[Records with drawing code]
• • •

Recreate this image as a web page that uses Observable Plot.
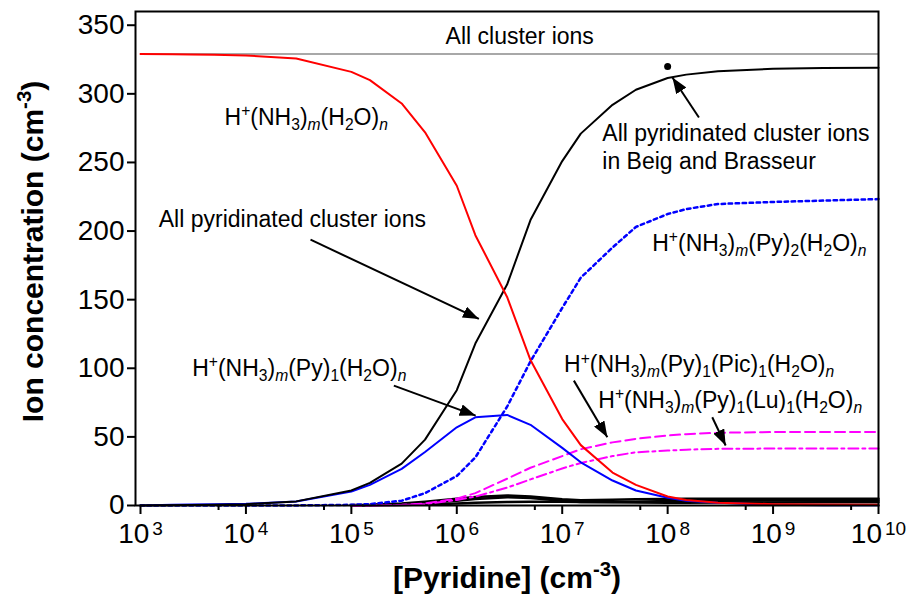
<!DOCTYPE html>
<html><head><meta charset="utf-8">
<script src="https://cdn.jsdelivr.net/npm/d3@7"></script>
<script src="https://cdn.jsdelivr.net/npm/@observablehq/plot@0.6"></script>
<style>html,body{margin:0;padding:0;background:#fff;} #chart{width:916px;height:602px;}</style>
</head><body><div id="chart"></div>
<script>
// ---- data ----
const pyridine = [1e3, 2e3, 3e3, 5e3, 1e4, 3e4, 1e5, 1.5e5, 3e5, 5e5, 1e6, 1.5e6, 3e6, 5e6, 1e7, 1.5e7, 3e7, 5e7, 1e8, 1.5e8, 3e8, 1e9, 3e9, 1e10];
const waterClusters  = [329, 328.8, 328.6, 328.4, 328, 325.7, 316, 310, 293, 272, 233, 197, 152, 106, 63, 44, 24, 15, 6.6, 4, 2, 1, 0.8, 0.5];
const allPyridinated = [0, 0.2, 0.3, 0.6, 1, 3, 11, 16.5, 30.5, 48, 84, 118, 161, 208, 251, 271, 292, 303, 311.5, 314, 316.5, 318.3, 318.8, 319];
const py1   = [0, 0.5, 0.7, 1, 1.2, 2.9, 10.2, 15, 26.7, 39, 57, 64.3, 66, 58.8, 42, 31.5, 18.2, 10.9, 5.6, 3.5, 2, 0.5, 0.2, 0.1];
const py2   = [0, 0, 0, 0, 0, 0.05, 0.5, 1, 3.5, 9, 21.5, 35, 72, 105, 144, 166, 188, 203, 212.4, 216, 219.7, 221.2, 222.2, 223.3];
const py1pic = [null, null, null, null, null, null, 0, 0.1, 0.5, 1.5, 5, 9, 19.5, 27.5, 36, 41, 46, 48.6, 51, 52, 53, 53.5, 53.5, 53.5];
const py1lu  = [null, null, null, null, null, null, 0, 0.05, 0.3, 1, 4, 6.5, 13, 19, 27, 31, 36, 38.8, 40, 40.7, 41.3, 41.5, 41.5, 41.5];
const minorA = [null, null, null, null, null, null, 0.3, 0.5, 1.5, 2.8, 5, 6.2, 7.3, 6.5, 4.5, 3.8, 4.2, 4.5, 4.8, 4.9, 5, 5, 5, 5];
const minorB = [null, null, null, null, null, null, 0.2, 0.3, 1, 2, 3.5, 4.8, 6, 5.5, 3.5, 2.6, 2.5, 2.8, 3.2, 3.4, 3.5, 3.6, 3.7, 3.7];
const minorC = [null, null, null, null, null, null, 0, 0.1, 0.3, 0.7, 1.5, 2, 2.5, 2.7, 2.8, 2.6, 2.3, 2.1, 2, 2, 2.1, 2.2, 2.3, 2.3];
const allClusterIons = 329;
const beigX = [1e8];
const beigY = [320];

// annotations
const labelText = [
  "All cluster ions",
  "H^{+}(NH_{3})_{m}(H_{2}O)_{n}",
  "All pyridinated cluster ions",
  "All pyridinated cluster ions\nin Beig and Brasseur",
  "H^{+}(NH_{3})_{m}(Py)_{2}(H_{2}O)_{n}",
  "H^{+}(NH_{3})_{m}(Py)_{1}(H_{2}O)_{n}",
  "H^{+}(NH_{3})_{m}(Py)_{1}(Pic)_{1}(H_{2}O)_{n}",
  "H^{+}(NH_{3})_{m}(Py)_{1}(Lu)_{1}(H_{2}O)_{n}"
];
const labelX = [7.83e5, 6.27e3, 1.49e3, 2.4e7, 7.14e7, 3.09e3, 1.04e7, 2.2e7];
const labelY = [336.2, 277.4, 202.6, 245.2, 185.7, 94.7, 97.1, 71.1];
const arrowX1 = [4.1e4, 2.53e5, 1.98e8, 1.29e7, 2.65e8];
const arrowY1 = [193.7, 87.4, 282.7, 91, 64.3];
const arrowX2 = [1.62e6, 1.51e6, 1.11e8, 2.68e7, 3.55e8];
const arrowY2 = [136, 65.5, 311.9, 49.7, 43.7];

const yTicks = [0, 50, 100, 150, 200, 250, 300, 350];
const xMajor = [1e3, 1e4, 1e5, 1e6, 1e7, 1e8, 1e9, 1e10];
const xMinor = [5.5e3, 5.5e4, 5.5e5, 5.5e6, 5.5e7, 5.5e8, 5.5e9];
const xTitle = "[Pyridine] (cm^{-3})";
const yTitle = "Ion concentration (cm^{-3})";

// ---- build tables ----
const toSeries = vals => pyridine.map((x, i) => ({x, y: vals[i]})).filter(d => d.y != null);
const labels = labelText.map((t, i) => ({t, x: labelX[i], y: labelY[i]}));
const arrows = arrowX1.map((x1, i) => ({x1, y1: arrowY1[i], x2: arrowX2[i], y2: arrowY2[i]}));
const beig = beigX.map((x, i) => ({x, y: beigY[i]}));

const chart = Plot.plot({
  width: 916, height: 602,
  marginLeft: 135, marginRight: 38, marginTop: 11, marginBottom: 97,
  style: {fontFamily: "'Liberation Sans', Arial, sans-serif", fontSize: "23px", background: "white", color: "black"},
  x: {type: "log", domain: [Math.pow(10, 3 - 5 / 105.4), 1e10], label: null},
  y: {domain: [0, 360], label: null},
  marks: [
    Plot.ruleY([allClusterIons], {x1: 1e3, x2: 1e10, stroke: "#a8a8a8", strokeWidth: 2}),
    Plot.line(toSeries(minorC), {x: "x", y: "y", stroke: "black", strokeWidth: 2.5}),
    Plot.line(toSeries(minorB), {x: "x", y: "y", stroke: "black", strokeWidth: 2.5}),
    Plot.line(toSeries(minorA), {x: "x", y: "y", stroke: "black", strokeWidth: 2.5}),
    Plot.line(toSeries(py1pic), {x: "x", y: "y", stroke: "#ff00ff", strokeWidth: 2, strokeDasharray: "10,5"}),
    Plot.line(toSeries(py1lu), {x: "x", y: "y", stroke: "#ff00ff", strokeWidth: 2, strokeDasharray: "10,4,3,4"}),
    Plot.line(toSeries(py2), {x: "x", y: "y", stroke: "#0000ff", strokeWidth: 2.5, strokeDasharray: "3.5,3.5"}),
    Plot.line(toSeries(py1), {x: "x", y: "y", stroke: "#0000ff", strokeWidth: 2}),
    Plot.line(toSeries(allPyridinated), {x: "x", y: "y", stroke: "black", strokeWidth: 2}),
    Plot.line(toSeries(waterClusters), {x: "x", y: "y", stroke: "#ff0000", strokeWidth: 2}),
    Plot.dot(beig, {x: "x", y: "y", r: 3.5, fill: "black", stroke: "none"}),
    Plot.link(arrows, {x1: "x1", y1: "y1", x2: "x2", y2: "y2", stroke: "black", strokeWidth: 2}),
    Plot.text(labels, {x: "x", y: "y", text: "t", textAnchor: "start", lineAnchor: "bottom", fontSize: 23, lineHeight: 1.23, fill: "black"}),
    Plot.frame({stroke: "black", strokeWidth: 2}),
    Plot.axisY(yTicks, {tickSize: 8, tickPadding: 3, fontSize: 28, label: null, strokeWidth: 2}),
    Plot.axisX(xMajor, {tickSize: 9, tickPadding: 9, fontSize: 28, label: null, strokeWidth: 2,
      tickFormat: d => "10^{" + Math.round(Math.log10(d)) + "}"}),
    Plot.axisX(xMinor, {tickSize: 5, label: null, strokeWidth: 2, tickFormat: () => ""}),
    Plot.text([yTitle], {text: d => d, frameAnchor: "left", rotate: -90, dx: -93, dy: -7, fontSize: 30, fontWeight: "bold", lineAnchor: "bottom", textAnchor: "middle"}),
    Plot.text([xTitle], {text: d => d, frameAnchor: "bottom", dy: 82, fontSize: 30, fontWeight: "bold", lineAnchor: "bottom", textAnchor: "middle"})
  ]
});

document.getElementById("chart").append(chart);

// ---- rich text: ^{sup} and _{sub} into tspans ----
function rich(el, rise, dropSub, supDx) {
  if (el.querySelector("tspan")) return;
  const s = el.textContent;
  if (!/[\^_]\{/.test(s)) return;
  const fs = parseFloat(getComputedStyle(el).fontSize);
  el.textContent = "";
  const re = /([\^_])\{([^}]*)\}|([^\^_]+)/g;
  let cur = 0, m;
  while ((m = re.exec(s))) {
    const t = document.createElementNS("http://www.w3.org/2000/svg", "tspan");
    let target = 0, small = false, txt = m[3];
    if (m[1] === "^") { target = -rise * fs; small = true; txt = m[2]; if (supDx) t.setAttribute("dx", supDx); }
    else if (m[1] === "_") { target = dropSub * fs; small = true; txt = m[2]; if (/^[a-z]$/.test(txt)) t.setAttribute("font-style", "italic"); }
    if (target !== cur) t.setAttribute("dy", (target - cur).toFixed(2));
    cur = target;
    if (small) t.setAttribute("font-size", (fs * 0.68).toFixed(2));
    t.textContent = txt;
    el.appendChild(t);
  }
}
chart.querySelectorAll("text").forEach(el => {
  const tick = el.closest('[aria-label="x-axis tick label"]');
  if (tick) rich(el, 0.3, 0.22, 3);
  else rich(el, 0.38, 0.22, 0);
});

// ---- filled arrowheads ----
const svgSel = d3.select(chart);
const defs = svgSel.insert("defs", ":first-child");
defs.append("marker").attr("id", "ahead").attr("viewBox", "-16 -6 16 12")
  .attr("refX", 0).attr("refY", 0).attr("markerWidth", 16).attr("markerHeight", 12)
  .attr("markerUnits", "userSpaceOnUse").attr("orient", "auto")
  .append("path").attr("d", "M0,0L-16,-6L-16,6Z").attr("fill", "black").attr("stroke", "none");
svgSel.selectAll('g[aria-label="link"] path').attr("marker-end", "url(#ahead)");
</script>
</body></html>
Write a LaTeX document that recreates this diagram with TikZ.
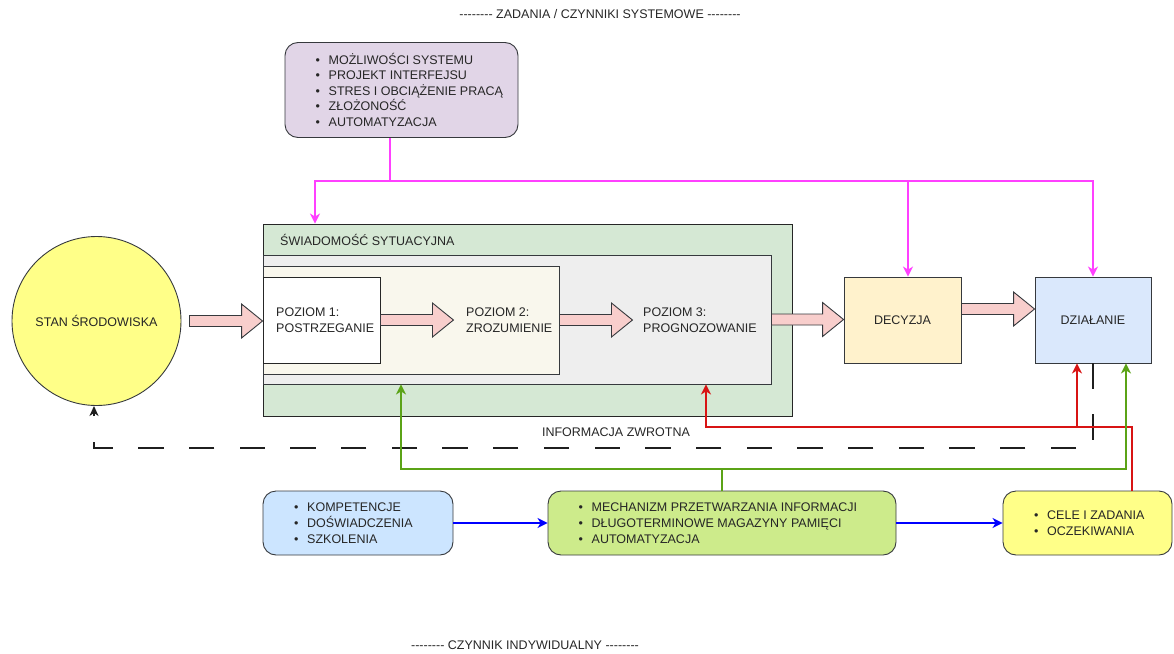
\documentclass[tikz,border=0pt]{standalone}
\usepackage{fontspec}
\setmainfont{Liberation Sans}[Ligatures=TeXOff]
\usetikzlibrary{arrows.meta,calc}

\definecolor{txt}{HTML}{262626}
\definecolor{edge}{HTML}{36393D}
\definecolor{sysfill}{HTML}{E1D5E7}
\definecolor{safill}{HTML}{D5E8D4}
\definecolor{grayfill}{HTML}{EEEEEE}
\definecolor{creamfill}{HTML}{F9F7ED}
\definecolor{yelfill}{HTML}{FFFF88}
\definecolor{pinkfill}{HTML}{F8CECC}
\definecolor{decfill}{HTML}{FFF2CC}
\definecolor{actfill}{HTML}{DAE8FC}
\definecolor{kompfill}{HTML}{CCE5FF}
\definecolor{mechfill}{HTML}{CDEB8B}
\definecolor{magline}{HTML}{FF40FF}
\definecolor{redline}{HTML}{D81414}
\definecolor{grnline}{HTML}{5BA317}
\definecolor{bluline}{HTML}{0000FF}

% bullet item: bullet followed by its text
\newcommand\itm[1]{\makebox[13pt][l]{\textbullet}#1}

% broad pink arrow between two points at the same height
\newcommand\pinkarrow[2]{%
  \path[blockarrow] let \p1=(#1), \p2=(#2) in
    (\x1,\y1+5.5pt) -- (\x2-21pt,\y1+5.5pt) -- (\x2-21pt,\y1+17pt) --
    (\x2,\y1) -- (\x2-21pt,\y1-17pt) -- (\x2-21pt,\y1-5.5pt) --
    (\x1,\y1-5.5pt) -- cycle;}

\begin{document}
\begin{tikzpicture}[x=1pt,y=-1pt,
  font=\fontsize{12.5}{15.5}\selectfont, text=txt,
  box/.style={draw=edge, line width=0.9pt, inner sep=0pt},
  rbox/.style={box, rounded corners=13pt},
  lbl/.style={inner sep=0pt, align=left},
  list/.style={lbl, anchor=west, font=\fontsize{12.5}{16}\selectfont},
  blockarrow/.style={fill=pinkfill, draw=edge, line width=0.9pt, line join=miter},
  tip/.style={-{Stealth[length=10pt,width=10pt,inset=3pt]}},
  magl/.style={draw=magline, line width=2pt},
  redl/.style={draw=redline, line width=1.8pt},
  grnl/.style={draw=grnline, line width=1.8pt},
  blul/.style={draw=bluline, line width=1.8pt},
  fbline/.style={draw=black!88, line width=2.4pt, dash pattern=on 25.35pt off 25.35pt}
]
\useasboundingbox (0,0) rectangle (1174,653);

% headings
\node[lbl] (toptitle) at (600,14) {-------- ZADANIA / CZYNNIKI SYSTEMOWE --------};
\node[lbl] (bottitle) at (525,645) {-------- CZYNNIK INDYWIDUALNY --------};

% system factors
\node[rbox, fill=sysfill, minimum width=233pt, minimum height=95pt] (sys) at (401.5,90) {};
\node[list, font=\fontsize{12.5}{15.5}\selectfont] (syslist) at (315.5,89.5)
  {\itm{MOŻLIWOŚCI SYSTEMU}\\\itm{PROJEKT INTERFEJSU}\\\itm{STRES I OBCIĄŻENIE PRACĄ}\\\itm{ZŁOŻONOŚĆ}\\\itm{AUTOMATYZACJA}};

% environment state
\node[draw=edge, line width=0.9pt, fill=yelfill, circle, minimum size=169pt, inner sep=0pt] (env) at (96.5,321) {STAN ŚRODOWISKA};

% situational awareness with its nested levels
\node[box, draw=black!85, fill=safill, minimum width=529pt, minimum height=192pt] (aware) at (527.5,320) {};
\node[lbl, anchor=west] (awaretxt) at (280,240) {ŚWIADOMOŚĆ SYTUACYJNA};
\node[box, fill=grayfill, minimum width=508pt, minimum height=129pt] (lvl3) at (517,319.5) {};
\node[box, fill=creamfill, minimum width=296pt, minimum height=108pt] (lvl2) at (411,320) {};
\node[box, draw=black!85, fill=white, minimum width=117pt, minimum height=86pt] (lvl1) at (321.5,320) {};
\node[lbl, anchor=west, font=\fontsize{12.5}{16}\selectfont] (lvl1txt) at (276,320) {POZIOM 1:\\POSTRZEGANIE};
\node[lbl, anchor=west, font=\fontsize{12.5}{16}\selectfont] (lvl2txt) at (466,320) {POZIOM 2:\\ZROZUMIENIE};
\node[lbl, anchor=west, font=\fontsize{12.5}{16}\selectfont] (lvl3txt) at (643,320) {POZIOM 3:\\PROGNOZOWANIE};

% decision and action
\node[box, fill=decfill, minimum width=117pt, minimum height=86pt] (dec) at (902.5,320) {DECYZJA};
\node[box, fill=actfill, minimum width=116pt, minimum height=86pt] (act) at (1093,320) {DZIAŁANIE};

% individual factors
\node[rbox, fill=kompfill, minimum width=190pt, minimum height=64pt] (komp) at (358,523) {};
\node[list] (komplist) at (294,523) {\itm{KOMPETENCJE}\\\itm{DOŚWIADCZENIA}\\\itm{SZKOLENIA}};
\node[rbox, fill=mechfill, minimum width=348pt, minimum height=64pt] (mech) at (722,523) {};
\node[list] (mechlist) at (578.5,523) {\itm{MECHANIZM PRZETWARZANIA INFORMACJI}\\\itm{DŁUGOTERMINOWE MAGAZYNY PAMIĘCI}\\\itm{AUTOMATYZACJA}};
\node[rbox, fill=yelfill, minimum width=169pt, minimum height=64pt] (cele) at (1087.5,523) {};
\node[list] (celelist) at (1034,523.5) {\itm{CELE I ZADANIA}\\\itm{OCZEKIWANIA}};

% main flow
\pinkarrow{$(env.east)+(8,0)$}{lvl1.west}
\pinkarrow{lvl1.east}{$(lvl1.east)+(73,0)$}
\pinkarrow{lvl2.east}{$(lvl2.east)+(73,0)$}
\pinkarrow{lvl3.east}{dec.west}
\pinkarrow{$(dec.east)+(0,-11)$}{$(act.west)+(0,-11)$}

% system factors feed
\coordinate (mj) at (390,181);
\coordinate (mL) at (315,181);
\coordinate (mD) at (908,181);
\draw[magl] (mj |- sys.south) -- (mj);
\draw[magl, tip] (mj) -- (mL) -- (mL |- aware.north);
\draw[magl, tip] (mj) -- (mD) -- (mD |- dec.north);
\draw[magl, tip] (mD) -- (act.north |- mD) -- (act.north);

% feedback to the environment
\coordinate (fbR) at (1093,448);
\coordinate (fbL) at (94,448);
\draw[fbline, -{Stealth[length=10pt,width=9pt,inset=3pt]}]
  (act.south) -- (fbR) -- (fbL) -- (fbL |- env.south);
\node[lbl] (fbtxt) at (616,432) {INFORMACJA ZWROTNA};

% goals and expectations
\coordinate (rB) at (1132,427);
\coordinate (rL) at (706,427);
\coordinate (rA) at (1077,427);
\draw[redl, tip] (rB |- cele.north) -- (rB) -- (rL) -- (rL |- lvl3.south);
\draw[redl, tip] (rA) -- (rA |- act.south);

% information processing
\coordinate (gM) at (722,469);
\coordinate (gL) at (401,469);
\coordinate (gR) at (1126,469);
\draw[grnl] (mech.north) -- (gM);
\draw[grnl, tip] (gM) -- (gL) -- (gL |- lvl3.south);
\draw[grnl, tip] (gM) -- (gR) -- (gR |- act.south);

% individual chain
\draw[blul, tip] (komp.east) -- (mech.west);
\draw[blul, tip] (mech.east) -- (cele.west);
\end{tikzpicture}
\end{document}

• • •

EXERCISE DESCRIPTION: Output a single number: how many lines contain the word "that".

RESPONSE TO THE TASK: 2